INSTRUCTION: Leave out the pictures, and write out exactly the lines from the beginning of the material to the line holding "phi_line = [0.01, 0.5]", that line included, and nothing else.

+---+

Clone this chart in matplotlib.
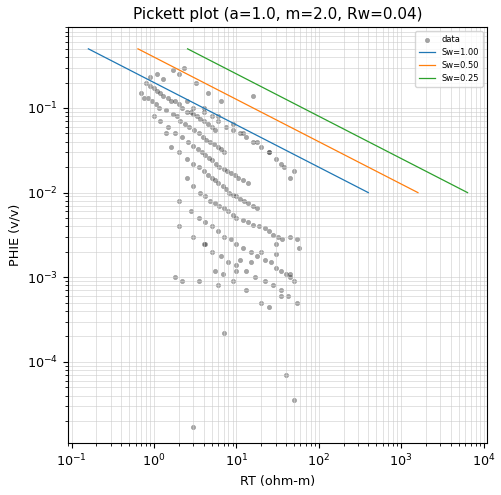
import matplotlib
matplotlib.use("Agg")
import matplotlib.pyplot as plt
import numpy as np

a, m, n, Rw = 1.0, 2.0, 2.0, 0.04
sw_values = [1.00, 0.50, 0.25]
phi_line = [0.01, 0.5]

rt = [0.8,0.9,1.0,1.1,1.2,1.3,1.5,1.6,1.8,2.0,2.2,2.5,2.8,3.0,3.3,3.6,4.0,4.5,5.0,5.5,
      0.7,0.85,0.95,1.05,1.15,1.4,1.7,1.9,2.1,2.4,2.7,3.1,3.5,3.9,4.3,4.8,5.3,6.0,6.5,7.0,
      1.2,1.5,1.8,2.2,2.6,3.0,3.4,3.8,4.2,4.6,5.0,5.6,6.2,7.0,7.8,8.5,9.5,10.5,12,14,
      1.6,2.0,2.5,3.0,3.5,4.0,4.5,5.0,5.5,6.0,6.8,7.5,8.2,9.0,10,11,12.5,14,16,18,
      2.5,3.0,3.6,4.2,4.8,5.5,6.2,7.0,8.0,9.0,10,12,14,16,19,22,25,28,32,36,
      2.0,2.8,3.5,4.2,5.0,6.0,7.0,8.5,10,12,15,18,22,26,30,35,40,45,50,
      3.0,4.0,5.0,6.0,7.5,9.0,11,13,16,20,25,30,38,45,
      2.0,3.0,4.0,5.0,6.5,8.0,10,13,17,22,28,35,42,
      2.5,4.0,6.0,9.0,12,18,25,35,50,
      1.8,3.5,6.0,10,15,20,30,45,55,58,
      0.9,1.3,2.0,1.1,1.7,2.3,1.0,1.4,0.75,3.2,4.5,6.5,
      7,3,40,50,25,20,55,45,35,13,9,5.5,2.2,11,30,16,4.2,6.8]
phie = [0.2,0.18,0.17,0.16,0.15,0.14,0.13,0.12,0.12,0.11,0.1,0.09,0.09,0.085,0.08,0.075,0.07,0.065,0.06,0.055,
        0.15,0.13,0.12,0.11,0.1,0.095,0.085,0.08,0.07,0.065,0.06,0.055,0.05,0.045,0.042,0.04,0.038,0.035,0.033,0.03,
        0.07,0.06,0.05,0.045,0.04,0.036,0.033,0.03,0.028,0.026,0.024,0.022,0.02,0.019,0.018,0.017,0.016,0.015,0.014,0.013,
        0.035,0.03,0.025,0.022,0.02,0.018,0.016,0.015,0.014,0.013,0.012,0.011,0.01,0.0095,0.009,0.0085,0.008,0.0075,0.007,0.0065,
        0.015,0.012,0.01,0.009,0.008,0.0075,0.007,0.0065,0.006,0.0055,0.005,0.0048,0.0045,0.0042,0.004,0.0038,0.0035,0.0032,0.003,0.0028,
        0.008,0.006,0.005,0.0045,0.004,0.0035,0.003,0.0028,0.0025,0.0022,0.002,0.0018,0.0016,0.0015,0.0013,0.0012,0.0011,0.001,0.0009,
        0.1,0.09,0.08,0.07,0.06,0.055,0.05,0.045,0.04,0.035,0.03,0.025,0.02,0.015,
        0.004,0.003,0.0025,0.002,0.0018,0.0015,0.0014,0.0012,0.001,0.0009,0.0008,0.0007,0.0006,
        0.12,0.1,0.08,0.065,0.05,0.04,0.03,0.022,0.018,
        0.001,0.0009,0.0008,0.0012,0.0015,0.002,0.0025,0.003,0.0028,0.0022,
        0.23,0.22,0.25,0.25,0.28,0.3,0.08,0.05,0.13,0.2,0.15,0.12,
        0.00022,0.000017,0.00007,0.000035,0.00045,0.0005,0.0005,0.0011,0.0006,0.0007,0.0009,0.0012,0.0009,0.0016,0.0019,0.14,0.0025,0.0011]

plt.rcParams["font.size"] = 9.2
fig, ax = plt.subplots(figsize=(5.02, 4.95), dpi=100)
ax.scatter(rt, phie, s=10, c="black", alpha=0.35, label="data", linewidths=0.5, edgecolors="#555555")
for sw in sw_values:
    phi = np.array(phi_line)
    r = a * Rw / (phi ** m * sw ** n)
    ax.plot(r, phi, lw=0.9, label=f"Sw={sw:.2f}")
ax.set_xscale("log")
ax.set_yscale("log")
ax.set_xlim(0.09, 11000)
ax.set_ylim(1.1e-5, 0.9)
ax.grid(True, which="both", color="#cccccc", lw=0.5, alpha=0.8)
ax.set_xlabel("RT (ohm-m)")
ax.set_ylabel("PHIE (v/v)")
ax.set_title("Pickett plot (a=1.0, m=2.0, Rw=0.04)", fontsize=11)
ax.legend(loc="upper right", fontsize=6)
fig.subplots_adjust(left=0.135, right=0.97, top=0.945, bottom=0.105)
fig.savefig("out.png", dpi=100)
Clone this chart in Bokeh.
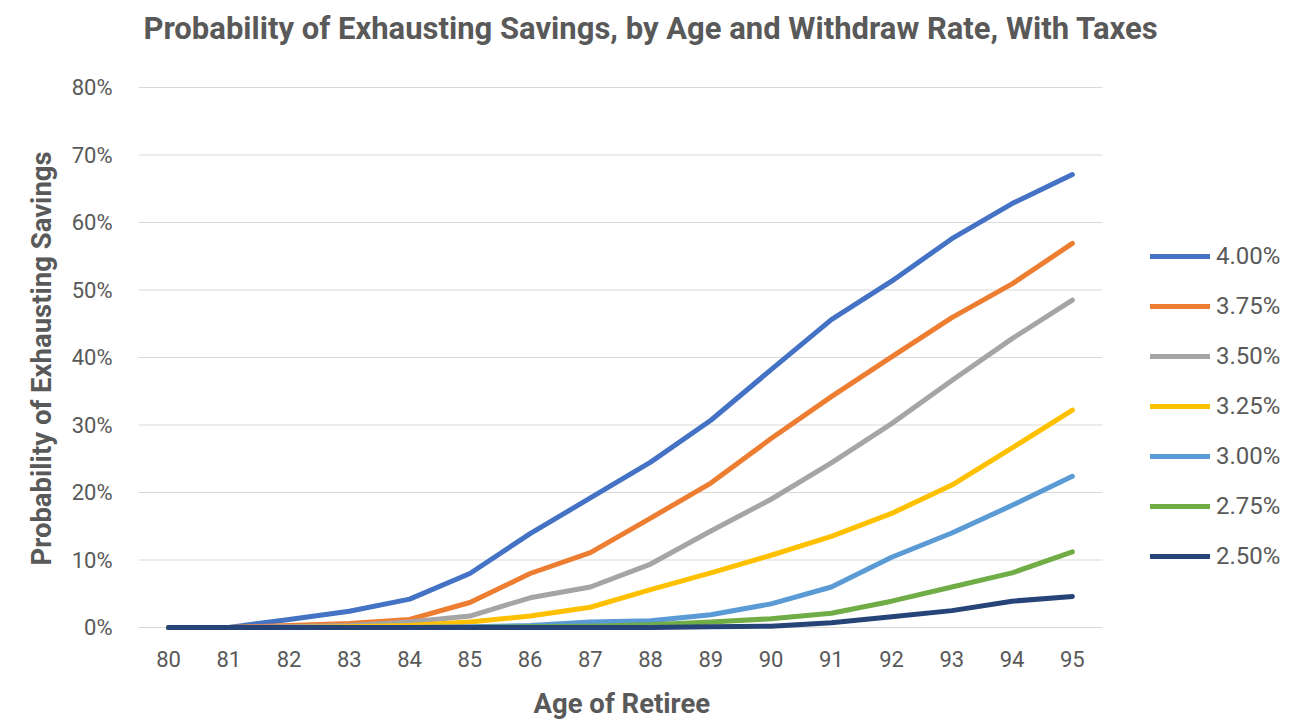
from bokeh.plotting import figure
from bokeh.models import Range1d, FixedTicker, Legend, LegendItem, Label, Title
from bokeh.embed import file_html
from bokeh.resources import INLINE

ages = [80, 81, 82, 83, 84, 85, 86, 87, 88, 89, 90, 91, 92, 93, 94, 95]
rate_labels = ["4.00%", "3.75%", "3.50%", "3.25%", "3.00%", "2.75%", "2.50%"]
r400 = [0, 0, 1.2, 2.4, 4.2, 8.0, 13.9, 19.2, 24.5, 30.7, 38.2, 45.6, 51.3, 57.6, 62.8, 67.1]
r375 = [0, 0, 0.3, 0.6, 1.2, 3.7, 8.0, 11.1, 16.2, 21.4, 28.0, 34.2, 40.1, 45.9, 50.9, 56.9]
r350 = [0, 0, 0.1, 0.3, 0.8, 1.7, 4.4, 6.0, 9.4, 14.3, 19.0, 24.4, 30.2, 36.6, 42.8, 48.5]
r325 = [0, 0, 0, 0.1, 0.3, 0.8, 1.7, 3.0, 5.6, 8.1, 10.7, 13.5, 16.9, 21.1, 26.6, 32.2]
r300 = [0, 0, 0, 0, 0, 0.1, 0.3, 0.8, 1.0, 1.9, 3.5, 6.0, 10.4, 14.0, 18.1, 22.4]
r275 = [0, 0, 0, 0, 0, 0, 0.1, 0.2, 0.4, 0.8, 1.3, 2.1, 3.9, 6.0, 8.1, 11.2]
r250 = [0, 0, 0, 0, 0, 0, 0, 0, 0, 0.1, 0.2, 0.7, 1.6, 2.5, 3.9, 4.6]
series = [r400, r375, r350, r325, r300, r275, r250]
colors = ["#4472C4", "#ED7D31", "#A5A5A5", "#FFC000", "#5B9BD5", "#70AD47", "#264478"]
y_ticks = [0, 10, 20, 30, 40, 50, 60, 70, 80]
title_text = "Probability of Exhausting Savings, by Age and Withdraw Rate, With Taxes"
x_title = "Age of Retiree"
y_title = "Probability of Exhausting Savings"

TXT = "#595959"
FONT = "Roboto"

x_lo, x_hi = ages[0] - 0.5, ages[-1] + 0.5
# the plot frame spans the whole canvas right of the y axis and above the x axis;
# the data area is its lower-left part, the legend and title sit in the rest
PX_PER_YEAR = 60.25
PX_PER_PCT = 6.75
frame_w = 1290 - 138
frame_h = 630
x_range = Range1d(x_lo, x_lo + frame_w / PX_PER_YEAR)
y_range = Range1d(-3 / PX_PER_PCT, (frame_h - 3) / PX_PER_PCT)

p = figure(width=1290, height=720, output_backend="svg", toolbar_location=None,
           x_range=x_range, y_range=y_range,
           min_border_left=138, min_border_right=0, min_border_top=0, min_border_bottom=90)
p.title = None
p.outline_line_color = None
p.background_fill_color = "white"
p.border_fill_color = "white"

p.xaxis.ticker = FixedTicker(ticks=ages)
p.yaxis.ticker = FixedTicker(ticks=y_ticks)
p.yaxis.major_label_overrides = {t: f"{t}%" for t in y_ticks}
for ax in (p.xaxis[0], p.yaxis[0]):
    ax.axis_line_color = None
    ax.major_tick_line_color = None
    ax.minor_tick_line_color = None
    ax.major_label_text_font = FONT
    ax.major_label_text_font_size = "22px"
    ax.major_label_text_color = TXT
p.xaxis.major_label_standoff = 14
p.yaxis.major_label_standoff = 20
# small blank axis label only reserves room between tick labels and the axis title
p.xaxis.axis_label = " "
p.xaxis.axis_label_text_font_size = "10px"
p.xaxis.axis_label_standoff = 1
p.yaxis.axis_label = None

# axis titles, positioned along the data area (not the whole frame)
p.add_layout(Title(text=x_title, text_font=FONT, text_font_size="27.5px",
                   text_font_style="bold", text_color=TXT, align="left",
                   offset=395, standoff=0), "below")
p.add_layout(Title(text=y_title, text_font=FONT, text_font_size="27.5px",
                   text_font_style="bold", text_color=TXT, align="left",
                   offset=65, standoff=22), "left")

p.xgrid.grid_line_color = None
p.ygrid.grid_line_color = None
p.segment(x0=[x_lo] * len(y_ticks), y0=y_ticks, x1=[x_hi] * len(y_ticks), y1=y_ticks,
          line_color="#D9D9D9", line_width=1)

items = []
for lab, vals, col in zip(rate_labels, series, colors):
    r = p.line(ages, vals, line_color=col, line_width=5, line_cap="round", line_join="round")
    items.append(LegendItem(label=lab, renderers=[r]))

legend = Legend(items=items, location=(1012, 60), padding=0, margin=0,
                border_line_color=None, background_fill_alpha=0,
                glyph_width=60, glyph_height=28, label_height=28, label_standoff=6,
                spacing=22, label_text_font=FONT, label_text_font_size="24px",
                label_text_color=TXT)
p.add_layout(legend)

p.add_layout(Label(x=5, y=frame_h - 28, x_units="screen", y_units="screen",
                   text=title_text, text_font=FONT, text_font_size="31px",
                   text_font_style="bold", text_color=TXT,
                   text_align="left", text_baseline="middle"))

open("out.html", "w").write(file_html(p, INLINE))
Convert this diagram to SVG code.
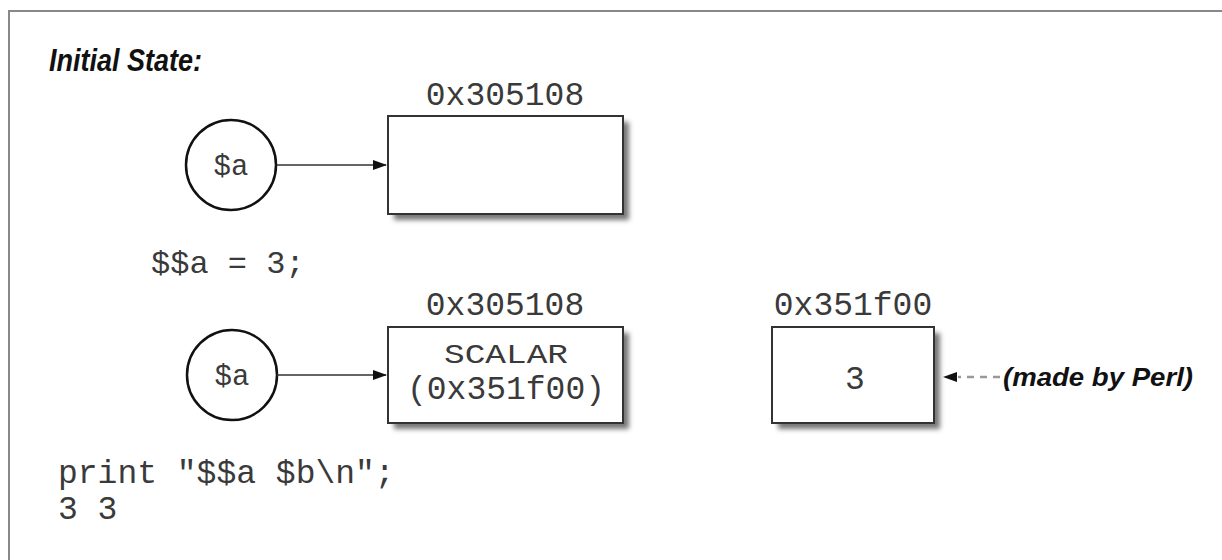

+---+

FINISHED TASK:
Clone this chart in matplotlib.
import matplotlib
matplotlib.use("Agg")
import matplotlib.pyplot as plt
import numpy as np

a, m, n, Rw = 1.0, 2.0, 2.0, 0.04
sw_values = [1.00, 0.50, 0.25]
phi_line = [0.01, 0.5]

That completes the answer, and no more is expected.